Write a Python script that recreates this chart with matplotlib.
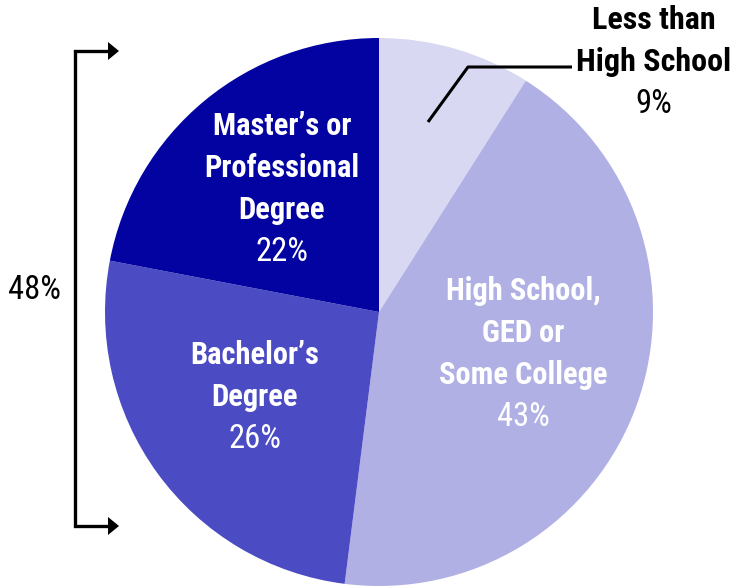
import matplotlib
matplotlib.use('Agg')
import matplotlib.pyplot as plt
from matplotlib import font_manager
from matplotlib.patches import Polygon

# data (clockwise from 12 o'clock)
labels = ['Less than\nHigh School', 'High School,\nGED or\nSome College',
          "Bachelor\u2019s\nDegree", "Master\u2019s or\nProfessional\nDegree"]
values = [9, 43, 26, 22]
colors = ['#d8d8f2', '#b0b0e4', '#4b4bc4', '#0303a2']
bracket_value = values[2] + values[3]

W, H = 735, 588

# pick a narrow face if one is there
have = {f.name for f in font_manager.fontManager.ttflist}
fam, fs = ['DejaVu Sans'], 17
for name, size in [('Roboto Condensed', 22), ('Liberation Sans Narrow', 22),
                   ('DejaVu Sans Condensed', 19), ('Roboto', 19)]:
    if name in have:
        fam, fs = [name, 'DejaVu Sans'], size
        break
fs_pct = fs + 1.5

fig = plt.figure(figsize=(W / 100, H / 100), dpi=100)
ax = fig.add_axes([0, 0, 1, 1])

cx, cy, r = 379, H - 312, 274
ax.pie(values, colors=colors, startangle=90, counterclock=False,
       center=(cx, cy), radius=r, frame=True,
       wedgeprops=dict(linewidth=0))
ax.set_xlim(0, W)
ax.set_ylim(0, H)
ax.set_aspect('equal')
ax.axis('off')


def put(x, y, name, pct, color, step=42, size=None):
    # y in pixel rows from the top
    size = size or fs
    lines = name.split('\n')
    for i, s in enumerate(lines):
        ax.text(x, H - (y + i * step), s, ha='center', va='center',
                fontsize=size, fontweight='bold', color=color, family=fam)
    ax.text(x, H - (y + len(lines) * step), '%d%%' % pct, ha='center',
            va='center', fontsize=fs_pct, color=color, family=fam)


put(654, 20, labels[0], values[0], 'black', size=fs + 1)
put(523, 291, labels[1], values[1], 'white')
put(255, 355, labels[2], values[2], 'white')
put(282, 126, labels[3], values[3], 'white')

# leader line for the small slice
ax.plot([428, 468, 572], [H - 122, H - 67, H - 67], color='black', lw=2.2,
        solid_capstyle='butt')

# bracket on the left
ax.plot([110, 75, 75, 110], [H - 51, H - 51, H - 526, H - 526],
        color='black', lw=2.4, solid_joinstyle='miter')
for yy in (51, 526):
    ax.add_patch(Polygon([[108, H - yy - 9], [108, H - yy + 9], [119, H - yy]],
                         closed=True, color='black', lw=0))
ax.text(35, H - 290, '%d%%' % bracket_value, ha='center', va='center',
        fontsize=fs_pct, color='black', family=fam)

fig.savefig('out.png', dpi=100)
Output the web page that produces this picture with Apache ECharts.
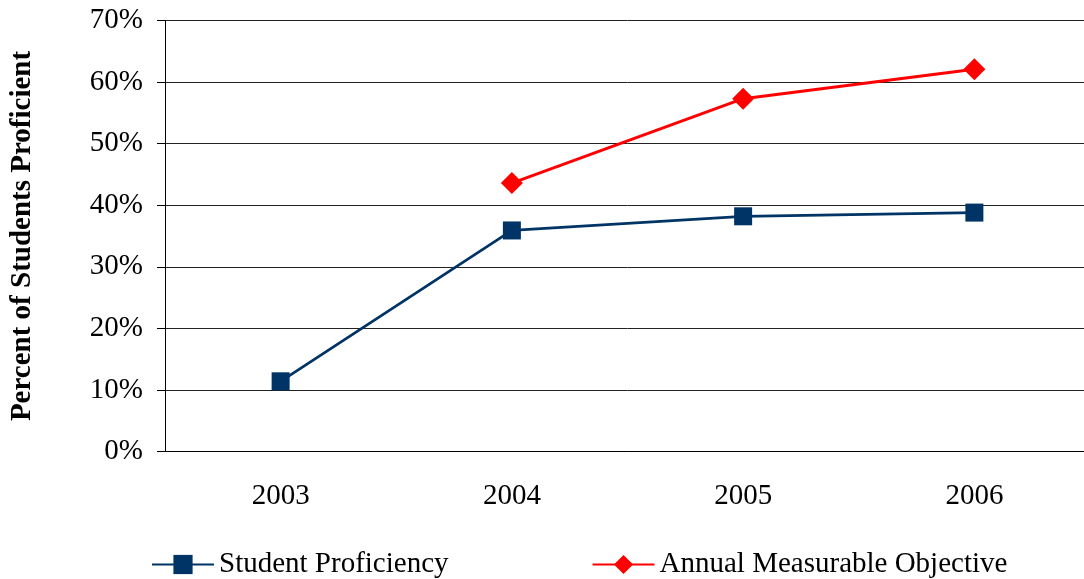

DIRECTIONS:
Print the records word for word and exclude any picture they hold.

THE ANSWER:
Write a Python script that recreates this chart with matplotlib.
import matplotlib
matplotlib.use('Agg')
import matplotlib.pyplot as plt
from matplotlib import font_manager
from matplotlib.patches import Polygon

# data (clockwise from 12 o'clock)
labels = ['Less than\nHigh School', 'High School,\nGED or\nSome College',
          "Bachelor\u2019s\nDegree", "Master\u2019s or\nProfessional\nDegree"]
values = [9, 43, 26, 22]
colors = ['#d8d8f2', '#b0b0e4', '#4b4bc4', '#0303a2']
bracket_value = values[2] + values[3]

W, H = 735, 588

# pick a narrow face if one is there
have = {f.name for f in font_manager.fontManager.ttflist}
fam, fs = ['DejaVu Sans'], 17
for name, size in [('Roboto Condensed', 22), ('Liberation Sans Narrow', 22),
                   ('DejaVu Sans Condensed', 19), ('Roboto', 19)]:
    if name in have:
        fam, fs = [name, 'DejaVu Sans'], size
        break
fs_pct = fs + 1.5

fig = plt.figure(figsize=(W / 100, H / 100), dpi=100)
ax = fig.add_axes([0, 0, 1, 1])

cx, cy, r = 379, H - 312, 274
ax.pie(values, colors=colors, startangle=90, counterclock=False,
       center=(cx, cy), radius=r, frame=True,
       wedgeprops=dict(linewidth=0))
ax.set_xlim(0, W)
ax.set_ylim(0, H)
ax.set_aspect('equal')
ax.axis('off')


def put(x, y, name, pct, color, step=42, size=None):
    # y in pixel rows from the top
    size = size or fs
    lines = name.split('\n')
    for i, s in enumerate(lines):
        ax.text(x, H - (y + i * step), s, ha='center', va='center',
                fontsize=size, fontweight='bold', color=color, family=fam)
    ax.text(x, H - (y + len(lines) * step), '%d%%' % pct, ha='center',
            va='center', fontsize=fs_pct, color=color, family=fam)


put(654, 20, labels[0], values[0], 'black', size=fs + 1)
put(523, 291, labels[1], values[1], 'white')
put(255, 355, labels[2], values[2], 'white')
put(282, 126, labels[3], values[3], 'white')

# leader line for the small slice
ax.plot([428, 468, 572], [H - 122, H - 67, H - 67], color='black', lw=2.2,
        solid_capstyle='butt')

# bracket on the left
ax.plot([110, 75, 75, 110], [H - 51, H - 51, H - 526, H - 526],
        color='black', lw=2.4, solid_joinstyle='miter')
for yy in (51, 526):
    ax.add_patch(Polygon([[108, H - yy - 9], [108, H - yy + 9], [119, H - yy]],
                         closed=True, color='black', lw=0))
ax.text(35, H - 290, '%d%%' % bracket_value, ha='center', va='center',
        fontsize=fs_pct, color='black', family=fam)

fig.savefig('out.png', dpi=100)
Output the web page that produces this picture with Apache ECharts.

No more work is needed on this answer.